[Provided entries]:
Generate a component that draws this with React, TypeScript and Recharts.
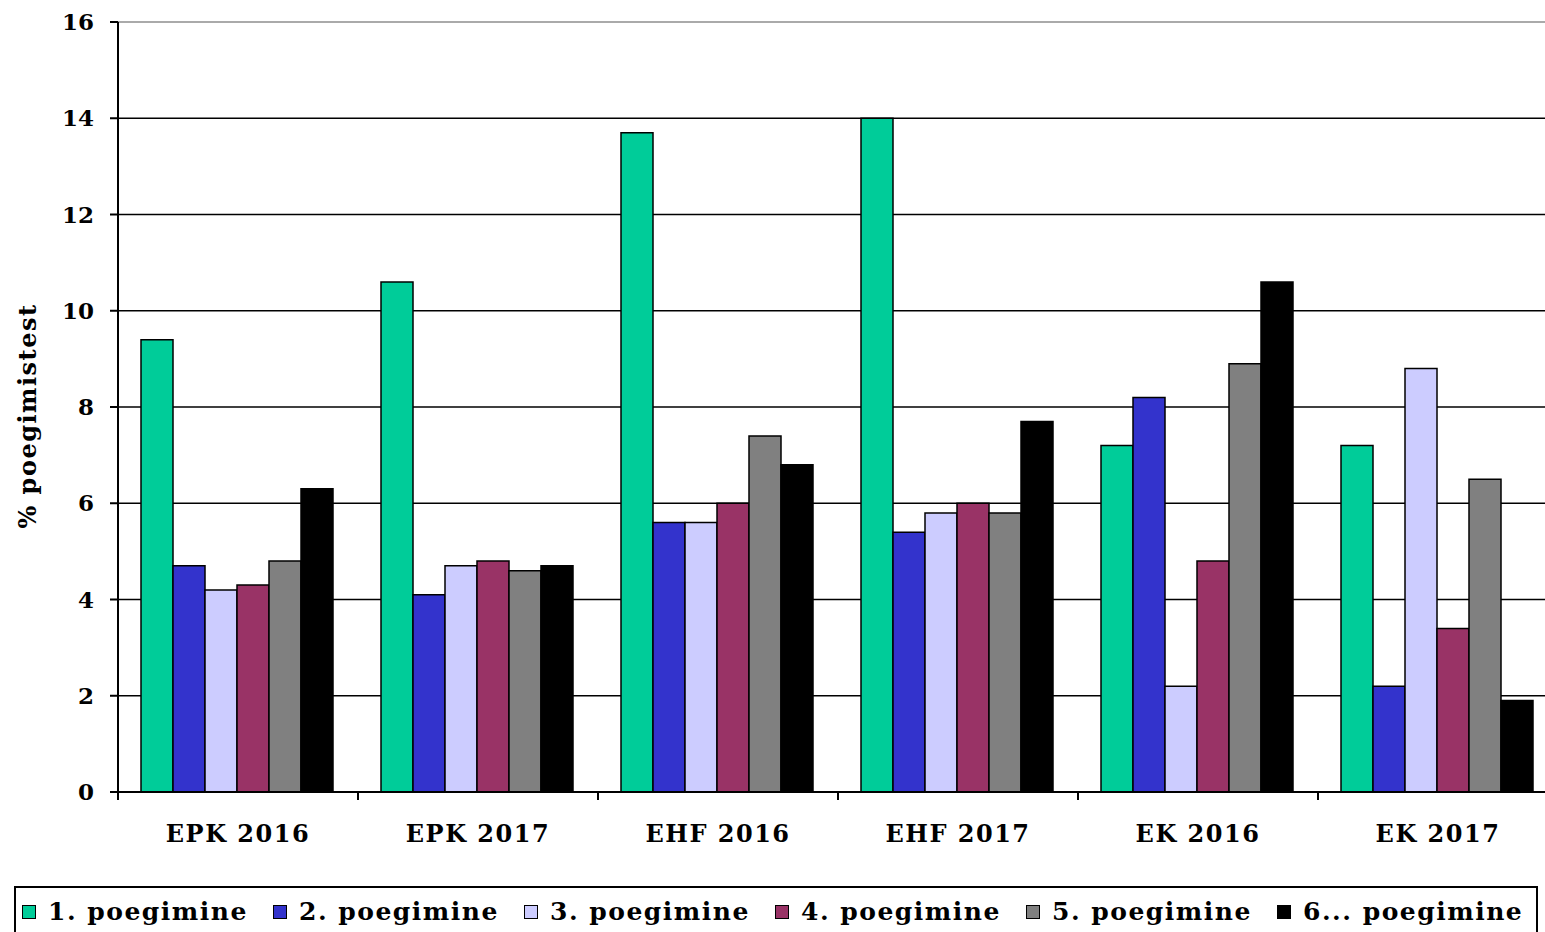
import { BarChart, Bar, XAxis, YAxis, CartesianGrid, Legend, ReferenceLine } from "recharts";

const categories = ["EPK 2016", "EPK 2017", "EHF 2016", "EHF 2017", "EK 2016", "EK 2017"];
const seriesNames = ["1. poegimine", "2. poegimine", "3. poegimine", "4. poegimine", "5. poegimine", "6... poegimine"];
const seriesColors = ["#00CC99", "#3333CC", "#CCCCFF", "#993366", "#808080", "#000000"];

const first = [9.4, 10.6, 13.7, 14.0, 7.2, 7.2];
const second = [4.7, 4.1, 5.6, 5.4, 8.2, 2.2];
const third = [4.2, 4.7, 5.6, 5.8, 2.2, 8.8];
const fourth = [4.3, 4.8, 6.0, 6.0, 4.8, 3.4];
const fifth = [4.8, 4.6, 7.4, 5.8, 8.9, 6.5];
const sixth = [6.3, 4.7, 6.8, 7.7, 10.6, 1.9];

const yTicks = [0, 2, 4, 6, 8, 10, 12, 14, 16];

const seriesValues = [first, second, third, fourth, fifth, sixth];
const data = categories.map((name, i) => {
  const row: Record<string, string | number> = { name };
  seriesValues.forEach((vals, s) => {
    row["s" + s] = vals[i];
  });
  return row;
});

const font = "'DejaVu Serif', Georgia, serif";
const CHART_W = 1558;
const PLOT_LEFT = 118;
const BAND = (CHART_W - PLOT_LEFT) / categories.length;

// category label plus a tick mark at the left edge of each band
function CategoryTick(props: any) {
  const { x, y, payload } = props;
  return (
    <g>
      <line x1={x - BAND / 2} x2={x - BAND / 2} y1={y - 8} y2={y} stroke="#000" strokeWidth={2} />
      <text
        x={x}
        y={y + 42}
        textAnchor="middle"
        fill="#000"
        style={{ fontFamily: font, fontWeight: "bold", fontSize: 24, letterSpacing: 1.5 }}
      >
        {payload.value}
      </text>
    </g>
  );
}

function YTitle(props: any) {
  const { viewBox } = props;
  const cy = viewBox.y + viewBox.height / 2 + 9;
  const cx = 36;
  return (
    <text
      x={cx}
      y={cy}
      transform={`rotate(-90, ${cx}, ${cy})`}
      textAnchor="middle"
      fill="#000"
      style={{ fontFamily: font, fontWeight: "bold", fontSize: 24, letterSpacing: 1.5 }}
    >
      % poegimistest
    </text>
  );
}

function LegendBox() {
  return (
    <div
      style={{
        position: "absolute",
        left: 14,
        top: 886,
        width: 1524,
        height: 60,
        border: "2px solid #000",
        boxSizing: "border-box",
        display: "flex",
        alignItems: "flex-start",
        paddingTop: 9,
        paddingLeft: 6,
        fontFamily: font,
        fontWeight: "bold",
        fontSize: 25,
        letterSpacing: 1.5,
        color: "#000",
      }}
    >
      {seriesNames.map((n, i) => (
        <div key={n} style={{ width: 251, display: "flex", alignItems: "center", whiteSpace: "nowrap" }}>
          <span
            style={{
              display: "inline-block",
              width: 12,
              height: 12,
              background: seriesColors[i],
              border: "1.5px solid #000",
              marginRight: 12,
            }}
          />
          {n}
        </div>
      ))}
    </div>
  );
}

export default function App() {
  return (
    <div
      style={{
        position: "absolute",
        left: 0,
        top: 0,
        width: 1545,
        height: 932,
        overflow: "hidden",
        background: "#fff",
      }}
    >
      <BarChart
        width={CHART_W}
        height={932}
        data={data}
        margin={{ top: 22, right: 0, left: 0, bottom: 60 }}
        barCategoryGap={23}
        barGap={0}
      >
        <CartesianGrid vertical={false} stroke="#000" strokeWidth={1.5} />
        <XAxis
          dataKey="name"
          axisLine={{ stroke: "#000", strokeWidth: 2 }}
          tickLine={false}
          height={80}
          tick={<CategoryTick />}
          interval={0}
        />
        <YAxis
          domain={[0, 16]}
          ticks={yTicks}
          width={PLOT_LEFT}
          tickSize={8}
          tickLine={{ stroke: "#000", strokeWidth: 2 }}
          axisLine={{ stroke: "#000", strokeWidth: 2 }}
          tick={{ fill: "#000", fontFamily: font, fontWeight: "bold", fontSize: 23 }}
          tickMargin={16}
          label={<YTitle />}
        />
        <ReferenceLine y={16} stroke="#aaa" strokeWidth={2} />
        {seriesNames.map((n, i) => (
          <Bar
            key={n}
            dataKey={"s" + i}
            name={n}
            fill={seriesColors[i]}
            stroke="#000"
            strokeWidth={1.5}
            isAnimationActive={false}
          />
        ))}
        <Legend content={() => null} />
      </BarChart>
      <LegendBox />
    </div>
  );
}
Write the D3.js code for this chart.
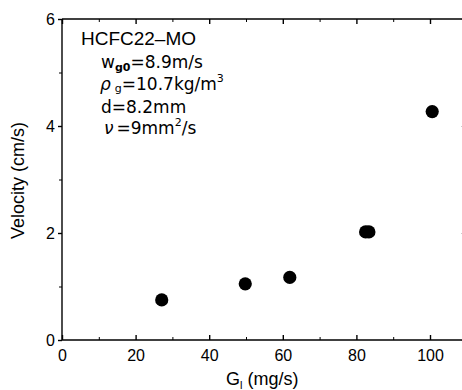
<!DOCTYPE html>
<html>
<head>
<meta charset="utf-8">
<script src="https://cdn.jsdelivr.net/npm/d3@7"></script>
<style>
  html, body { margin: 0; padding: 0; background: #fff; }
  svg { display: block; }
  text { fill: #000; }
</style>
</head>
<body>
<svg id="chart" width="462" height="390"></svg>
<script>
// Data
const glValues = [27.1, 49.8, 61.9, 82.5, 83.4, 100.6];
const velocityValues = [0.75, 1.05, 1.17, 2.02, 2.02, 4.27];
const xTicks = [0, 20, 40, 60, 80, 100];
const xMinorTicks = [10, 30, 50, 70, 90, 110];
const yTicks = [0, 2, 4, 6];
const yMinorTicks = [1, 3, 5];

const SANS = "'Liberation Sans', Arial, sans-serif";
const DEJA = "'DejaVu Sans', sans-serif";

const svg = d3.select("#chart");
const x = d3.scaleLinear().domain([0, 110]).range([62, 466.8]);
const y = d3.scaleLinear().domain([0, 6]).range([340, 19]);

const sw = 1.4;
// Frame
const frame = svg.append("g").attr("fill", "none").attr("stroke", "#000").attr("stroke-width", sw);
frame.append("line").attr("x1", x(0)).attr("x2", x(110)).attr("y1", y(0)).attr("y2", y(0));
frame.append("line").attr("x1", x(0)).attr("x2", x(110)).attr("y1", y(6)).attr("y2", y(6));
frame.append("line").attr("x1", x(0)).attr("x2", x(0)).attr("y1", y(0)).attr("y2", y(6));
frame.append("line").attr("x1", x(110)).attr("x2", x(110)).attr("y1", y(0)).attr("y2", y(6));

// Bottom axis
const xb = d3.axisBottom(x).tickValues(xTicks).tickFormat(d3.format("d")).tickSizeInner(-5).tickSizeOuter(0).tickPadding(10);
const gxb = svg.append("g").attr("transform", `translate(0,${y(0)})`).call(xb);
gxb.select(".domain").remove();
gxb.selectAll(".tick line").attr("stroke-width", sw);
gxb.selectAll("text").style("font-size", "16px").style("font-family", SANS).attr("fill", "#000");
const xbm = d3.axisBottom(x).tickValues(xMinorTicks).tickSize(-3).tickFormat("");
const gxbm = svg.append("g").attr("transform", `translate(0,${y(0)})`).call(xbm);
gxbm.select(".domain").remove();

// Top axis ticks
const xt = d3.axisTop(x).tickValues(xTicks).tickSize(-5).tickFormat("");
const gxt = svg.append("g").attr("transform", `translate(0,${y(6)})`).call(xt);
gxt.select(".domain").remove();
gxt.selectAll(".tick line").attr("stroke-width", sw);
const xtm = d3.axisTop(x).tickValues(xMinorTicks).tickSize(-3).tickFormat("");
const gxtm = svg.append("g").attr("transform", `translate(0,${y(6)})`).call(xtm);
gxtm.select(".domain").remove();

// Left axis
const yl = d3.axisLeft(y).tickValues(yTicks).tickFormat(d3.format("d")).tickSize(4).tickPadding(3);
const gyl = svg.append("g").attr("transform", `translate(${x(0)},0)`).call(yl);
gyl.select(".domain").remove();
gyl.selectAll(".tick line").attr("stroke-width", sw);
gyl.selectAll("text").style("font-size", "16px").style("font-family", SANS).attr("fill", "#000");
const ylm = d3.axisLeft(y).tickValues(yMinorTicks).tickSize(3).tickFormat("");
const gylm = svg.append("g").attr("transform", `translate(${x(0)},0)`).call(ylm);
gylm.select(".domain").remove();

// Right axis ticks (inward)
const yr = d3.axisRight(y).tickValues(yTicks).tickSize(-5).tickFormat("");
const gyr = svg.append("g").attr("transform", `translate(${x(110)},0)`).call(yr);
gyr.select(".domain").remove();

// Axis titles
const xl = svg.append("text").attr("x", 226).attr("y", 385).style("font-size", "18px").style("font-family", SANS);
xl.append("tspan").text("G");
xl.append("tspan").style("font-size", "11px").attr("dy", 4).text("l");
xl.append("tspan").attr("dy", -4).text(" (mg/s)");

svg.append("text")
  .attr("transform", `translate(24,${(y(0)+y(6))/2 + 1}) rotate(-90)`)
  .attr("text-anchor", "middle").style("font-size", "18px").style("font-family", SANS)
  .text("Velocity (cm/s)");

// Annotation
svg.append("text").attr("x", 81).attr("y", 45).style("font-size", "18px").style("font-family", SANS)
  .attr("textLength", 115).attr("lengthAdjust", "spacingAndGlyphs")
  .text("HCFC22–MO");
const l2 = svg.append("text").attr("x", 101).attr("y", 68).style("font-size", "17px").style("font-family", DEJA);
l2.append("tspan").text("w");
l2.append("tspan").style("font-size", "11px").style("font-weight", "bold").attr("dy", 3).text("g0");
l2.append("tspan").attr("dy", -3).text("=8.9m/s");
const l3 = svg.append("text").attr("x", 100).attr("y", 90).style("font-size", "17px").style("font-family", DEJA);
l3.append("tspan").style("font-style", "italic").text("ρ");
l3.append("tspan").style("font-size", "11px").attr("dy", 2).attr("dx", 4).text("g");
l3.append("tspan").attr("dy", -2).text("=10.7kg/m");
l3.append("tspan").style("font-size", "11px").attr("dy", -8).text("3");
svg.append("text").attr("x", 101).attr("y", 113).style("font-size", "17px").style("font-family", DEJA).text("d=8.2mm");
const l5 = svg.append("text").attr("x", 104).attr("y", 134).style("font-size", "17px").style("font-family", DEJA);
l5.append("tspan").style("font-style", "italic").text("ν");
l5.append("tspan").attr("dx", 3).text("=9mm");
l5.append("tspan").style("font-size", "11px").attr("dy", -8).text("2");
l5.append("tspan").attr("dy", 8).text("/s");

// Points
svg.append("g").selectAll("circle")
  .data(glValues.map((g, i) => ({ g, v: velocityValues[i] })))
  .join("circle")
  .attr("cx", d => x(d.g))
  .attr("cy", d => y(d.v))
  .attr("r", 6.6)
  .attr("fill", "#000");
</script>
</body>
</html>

[Exercise]:
Determine the number of lines in these entries that contain the word "this", and write only that number.

[Exercise answer]:
2